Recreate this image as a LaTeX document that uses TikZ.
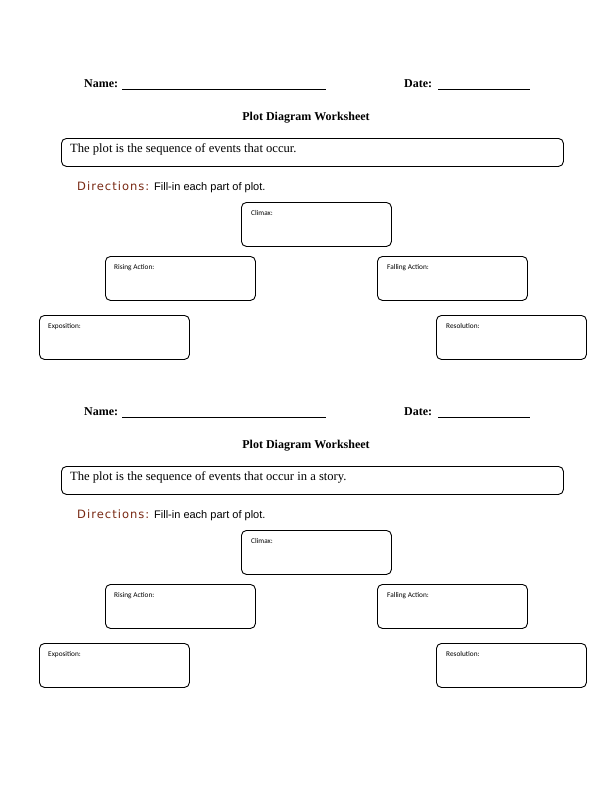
\documentclass[tikz,border=0pt]{standalone}
\usepackage{fontspec}
\setmainfont{Liberation Serif}
\newfontfamily\dirfont[LetterSpace=9]{DejaVu Sans}
\newfontfamily\fillfont{Liberation Sans}
\newfontfamily\labfont{Carlito}
\definecolor{dircol}{RGB}{120,40,18}
\tikzset{
  headtxt/.style={font=\bfseries\fontsize{12}{14}\selectfont, inner sep=0pt, anchor=base west},
  titletxt/.style={font=\bfseries\fontsize{12}{14}\selectfont, inner sep=0pt, anchor=base},
  bodytxt/.style={font=\fontsize{12.6}{14}\selectfont, inner sep=0pt, anchor=base west},
  dirtxt/.style={font=\dirfont\fontsize{11.5}{13}\selectfont, text=dircol, inner sep=0pt, anchor=base west},
  filltxt/.style={font=\fillfont\fontsize{11}{13}\selectfont, inner sep=0pt, anchor=base west},
  labtxt/.style={font=\labfont\fontsize{7.3}{9}\selectfont, inner sep=0pt, anchor=base west},
  partbox/.style={draw, line width=0.9pt, rounded corners=5pt, minimum width=150pt, minimum height=44pt, anchor=north west, inner sep=0pt},
  sentbox/.style={draw, line width=0.9pt, rounded corners=5pt, minimum width=502pt, minimum height=28pt, anchor=north west, inner sep=0pt},
  rule/.style={line width=0.8pt}
}
\newcommand{\plotsheet}[3]{%
  % #1 = vertical offset, #2 = sentence, #3 = name suffix
  \begin{scope}[yshift=-#1pt]
    \node[headtxt] (name#3) at (84,-87) {Name:};
    \coordinate (nameA#3) at (122,-89);
    \coordinate (nameB#3) at (326,-89);
    \draw[rule] (nameA#3) -- (nameB#3);
    \node[headtxt] (date#3) at (404,-87) {Date:};
    \coordinate (dateA#3) at (438,-89);
    \coordinate (dateB#3) at (530,-89);
    \draw[rule] (dateA#3) -- (dateB#3);
    \node[titletxt] (title#3) at (306,-120) {Plot Diagram Worksheet};
    \node[sentbox] (sent#3) at (61,-138) {};
    \node[bodytxt] (senttxt#3) at (70,-152) {#2};
    \node[dirtxt] (dir#3) at (77,-190) {Directions:};
    \node[filltxt] (fill#3) at (154,-190) {Fill-in each part of plot.};
    \node[partbox] (climax#3) at (241,-202) {};
    \node[labtxt] (climaxl#3) at (251,-215) {Climax:};
    \node[partbox] (rising#3) at (105,-256) {};
    \node[labtxt] (risingl#3) at (114,-269) {Rising Action:};
    \node[partbox] (falling#3) at (377,-256) {};
    \node[labtxt] (fallingl#3) at (387,-269) {Falling Action:};
    \node[partbox] (expo#3) at (39,-315) {};
    \node[labtxt] (expol#3) at (48,-328) {Exposition:};
    \node[partbox] (reso#3) at (436,-315) {};
    \node[labtxt] (resol#3) at (446,-328) {Resolution:};
  \end{scope}}
\begin{document}
\begin{tikzpicture}[x=1pt,y=1pt]
\useasboundingbox (0,0) rectangle (612,-792);
\plotsheet{0}{The plot is the sequence of events that occur.}{a}
\plotsheet{328}{The plot is the sequence of events that occur in a story.}{b}
\end{tikzpicture}
\end{document}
● ● ● ●
STATED TASK
Skip every picture and transcribe the data above exactly.

EXERCISE OUTPUT
Recreate this image as a LaTeX document that uses TikZ.
\documentclass[tikz,border=0pt]{standalone}
\usepackage{fontspec}
\setmainfont{Liberation Serif}
\newfontfamily\dirfont[LetterSpace=9]{DejaVu Sans}
\newfontfamily\fillfont{Liberation Sans}
\newfontfamily\labfont{Carlito}
\definecolor{dircol}{RGB}{120,40,18}
\tikzset{
  headtxt/.style={font=\bfseries\fontsize{12}{14}\selectfont, inner sep=0pt, anchor=base west},
  titletxt/.style={font=\bfseries\fontsize{12}{14}\selectfont, inner sep=0pt, anchor=base},
  bodytxt/.style={font=\fontsize{12.6}{14}\selectfont, inner sep=0pt, anchor=base west},
  dirtxt/.style={font=\dirfont\fontsize{11.5}{13}\selectfont, text=dircol, inner sep=0pt, anchor=base west},
  filltxt/.style={font=\fillfont\fontsize{11}{13}\selectfont, inner sep=0pt, anchor=base west},
  labtxt/.style={font=\labfont\fontsize{7.3}{9}\selectfont, inner sep=0pt, anchor=base west},
  partbox/.style={draw, line width=0.9pt, rounded corners=5pt, minimum width=150pt, minimum height=44pt, anchor=north west, inner sep=0pt},
  sentbox/.style={draw, line width=0.9pt, rounded corners=5pt, minimum width=502pt, minimum height=28pt, anchor=north west, inner sep=0pt},
  rule/.style={line width=0.8pt}
}
\newcommand{\plotsheet}[3]{%
  % #1 = vertical offset, #2 = sentence, #3 = name suffix
  \begin{scope}[yshift=-#1pt]
    \node[headtxt] (name#3) at (84,-87) {Name:};
    \coordinate (nameA#3) at (122,-89);
    \coordinate (nameB#3) at (326,-89);
    \draw[rule] (nameA#3) -- (nameB#3);
    \node[headtxt] (date#3) at (404,-87) {Date:};
    \coordinate (dateA#3) at (438,-89);
    \coordinate (dateB#3) at (530,-89);
    \draw[rule] (dateA#3) -- (dateB#3);
    \node[titletxt] (title#3) at (306,-120) {Plot Diagram Worksheet};
    \node[sentbox] (sent#3) at (61,-138) {};
    \node[bodytxt] (senttxt#3) at (70,-152) {#2};
    \node[dirtxt] (dir#3) at (77,-190) {Directions:};
    \node[filltxt] (fill#3) at (154,-190) {Fill-in each part of plot.};
    \node[partbox] (climax#3) at (241,-202) {};
    \node[labtxt] (climaxl#3) at (251,-215) {Climax:};
    \node[partbox] (rising#3) at (105,-256) {};
    \node[labtxt] (risingl#3) at (114,-269) {Rising Action:};
    \node[partbox] (falling#3) at (377,-256) {};
    \node[labtxt] (fallingl#3) at (387,-269) {Falling Action:};
    \node[partbox] (expo#3) at (39,-315) {};
    \node[labtxt] (expol#3) at (48,-328) {Exposition:};
    \node[partbox] (reso#3) at (436,-315) {};
    \node[labtxt] (resol#3) at (446,-328) {Resolution:};
  \end{scope}}
\begin{document}
\begin{tikzpicture}[x=1pt,y=1pt]
\useasboundingbox (0,0) rectangle (612,-792);
\plotsheet{0}{The plot is the sequence of events that occur.}{a}
\plotsheet{328}{The plot is the sequence of events that occur in a story.}{b}
\end{tikzpicture}
\end{document}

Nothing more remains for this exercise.